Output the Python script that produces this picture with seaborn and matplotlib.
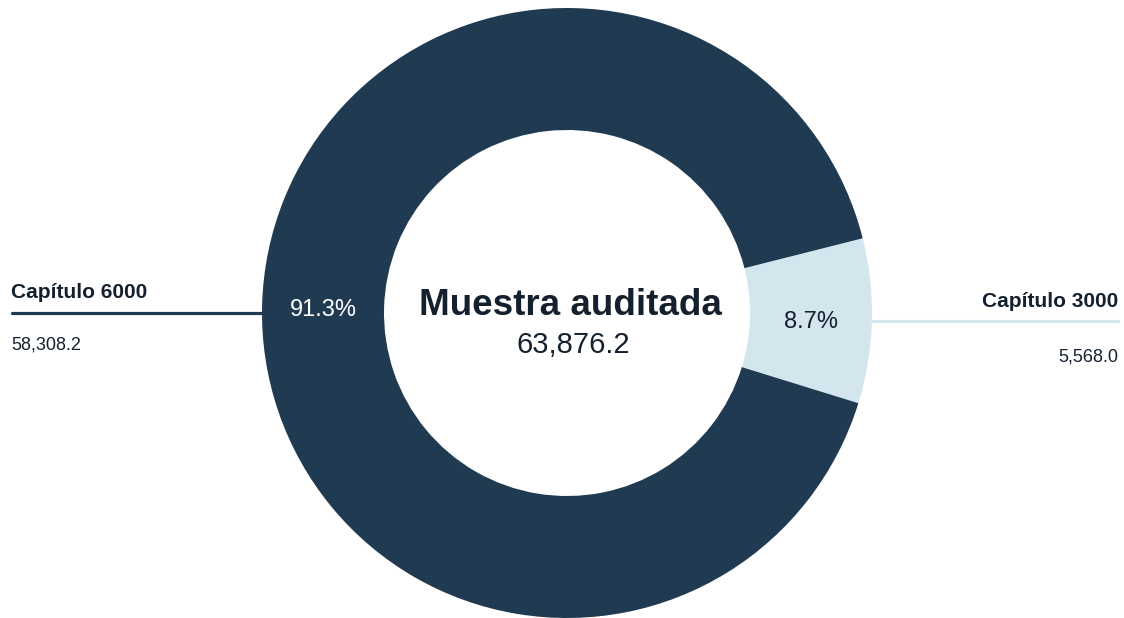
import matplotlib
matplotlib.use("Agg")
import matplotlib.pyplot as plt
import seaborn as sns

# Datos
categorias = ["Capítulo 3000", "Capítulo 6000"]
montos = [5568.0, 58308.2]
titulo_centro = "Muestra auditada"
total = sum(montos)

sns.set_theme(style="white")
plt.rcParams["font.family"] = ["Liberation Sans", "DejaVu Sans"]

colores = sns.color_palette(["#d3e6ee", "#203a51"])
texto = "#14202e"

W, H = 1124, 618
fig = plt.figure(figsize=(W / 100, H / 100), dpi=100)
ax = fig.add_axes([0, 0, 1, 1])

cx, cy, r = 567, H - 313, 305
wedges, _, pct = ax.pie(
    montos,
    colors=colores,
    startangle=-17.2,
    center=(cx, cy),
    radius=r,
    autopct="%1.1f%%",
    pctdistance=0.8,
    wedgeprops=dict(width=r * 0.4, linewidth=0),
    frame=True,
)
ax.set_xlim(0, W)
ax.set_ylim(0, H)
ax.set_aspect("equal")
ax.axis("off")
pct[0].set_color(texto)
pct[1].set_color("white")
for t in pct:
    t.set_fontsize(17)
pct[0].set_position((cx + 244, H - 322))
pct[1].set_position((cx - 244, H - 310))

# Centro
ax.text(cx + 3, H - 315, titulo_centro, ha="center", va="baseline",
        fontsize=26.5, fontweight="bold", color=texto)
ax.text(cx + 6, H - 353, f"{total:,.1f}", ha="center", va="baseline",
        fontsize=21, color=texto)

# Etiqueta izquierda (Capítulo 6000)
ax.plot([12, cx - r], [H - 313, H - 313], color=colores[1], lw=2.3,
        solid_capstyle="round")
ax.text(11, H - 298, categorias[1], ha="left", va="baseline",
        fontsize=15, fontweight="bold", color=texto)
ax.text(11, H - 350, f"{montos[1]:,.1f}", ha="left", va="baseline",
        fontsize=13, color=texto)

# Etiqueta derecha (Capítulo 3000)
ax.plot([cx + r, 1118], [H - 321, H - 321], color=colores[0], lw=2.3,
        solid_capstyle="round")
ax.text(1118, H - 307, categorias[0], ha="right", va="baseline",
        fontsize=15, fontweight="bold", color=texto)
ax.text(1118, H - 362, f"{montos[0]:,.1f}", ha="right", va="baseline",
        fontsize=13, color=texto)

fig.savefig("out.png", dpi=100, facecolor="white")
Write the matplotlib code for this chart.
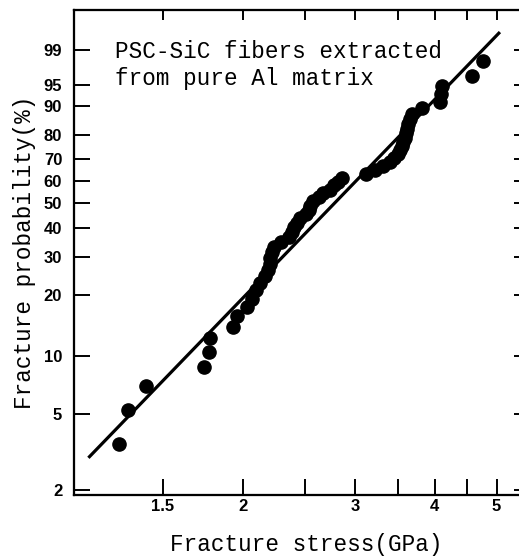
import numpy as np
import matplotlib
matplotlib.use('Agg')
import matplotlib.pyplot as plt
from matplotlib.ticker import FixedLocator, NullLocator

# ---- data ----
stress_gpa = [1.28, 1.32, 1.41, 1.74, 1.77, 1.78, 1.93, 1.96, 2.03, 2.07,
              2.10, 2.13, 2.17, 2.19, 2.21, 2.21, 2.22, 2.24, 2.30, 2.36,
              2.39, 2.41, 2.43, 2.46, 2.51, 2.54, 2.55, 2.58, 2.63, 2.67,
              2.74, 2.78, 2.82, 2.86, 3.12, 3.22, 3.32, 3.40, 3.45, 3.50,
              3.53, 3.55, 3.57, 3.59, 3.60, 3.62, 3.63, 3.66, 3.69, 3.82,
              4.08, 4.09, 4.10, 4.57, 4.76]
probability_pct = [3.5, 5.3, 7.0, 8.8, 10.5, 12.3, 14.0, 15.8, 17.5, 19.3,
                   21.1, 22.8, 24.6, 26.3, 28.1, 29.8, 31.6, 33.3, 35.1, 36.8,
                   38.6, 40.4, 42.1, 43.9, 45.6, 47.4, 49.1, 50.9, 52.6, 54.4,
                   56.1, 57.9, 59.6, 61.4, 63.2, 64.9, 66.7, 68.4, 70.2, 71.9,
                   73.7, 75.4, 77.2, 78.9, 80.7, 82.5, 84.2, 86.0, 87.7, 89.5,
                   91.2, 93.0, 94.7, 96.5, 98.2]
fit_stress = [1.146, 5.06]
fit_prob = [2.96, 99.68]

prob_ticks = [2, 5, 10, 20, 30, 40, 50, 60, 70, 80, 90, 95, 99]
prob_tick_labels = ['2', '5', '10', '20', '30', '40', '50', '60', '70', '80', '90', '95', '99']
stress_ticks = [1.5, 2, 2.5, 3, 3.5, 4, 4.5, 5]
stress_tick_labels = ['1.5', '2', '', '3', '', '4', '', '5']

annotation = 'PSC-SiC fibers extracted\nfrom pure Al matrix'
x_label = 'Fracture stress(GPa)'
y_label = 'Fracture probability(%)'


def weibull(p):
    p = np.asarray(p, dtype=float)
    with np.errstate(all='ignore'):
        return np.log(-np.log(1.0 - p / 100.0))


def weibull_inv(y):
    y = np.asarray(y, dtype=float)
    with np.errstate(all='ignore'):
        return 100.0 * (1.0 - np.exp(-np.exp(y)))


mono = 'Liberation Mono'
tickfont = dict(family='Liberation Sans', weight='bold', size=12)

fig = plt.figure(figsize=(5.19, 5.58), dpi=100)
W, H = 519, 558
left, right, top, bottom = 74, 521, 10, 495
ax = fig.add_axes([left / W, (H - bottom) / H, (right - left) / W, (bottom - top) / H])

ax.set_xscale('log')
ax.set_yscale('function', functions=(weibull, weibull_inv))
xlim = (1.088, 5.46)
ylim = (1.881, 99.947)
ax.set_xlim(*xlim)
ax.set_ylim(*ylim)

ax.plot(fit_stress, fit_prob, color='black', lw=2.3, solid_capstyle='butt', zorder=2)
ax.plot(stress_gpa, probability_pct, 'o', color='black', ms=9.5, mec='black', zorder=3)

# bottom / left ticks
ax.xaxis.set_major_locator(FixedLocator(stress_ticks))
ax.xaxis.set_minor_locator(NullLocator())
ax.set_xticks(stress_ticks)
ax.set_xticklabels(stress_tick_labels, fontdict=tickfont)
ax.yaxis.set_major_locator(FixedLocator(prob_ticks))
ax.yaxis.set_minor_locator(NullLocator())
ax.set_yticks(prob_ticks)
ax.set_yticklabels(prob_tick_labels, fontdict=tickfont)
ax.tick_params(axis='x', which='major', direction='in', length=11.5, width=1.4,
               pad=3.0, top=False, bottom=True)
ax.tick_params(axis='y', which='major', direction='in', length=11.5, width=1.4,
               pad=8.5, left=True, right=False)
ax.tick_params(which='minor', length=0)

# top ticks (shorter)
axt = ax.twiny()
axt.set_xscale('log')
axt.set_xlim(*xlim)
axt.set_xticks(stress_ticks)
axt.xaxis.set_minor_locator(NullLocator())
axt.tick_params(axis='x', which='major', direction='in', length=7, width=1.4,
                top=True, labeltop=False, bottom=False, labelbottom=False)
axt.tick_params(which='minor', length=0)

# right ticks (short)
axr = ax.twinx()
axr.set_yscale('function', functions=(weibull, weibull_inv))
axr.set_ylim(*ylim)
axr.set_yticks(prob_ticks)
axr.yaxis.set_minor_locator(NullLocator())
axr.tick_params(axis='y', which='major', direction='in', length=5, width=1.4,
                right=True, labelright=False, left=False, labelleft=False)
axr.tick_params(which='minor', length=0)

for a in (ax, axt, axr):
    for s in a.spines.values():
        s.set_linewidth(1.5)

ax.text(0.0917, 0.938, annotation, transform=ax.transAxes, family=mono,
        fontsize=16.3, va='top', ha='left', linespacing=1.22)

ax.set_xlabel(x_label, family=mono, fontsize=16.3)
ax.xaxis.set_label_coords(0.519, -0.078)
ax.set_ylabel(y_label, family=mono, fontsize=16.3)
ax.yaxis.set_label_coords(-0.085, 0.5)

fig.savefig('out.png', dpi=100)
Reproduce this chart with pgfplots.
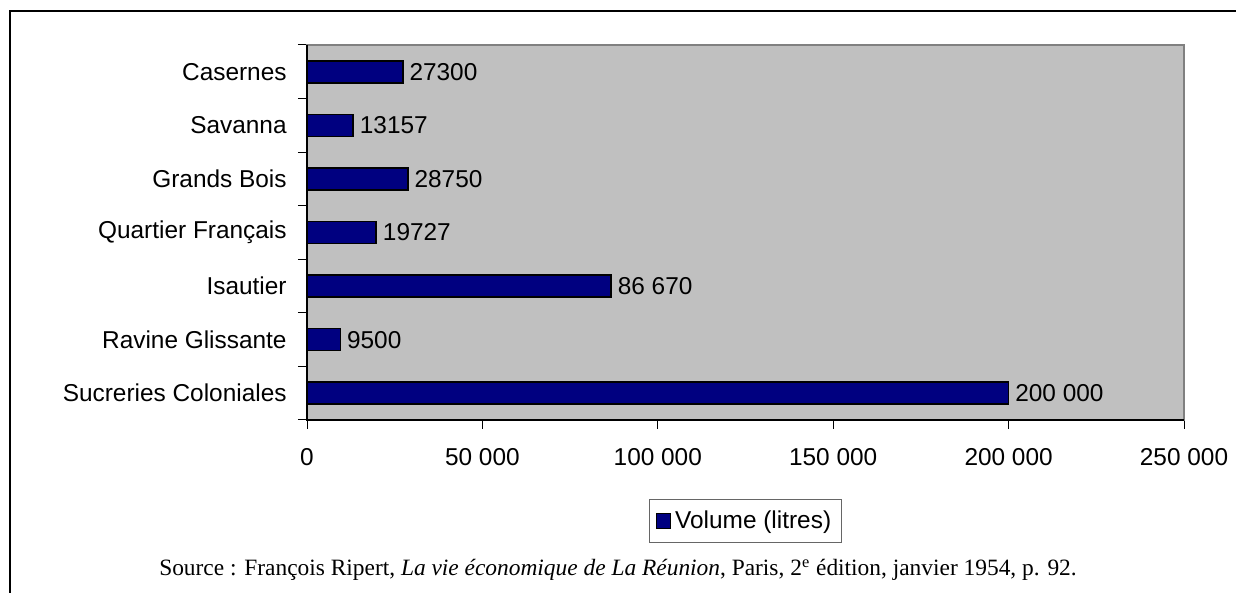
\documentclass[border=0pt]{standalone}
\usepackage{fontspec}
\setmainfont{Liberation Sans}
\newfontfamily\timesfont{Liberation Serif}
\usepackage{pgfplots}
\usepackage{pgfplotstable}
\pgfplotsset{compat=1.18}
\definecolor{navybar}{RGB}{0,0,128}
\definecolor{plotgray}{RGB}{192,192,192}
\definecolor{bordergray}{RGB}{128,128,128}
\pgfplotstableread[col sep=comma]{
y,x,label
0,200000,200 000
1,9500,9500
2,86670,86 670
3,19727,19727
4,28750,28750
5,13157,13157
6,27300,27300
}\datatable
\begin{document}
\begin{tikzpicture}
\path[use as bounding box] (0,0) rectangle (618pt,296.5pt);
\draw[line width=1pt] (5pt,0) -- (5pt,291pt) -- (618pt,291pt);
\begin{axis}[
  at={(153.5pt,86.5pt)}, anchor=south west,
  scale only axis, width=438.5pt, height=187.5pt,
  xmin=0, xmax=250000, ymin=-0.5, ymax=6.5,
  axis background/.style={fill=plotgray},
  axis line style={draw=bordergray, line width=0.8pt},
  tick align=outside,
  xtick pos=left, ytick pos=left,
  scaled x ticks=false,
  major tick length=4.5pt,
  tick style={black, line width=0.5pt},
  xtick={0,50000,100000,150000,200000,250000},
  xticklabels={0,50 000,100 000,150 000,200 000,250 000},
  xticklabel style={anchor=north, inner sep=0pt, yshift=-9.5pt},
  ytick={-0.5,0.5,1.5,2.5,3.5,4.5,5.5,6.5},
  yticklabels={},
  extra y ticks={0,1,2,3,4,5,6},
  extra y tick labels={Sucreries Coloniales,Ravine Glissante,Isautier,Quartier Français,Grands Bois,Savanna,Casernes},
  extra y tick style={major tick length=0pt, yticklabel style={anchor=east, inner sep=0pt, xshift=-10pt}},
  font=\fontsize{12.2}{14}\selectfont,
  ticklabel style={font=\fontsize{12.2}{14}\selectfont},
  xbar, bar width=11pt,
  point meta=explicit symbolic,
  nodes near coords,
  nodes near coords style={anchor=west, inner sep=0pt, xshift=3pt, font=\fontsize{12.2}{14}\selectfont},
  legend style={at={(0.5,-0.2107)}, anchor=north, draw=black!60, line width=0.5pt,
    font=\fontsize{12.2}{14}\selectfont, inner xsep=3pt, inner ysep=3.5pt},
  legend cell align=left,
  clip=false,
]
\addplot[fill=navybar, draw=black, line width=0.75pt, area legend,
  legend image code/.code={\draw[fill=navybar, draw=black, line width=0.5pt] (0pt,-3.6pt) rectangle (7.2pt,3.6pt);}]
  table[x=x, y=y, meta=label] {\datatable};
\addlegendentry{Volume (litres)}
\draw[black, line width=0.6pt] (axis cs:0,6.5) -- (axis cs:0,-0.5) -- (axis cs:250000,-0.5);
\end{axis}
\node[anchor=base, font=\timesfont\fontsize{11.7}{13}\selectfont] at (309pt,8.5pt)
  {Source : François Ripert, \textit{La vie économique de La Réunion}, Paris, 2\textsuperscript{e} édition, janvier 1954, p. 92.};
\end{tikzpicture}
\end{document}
━━━━━━━━━━━━━━━━
▸ WHAT IS REQUIRED
Using the listing above, show every line that includes the string "this".

▸ TASK OUTPUT
Output the Python script that produces this picture with seaborn and matplotlib.
Write the matplotlib code for this chart.
Reproduce this chart with pgfplots.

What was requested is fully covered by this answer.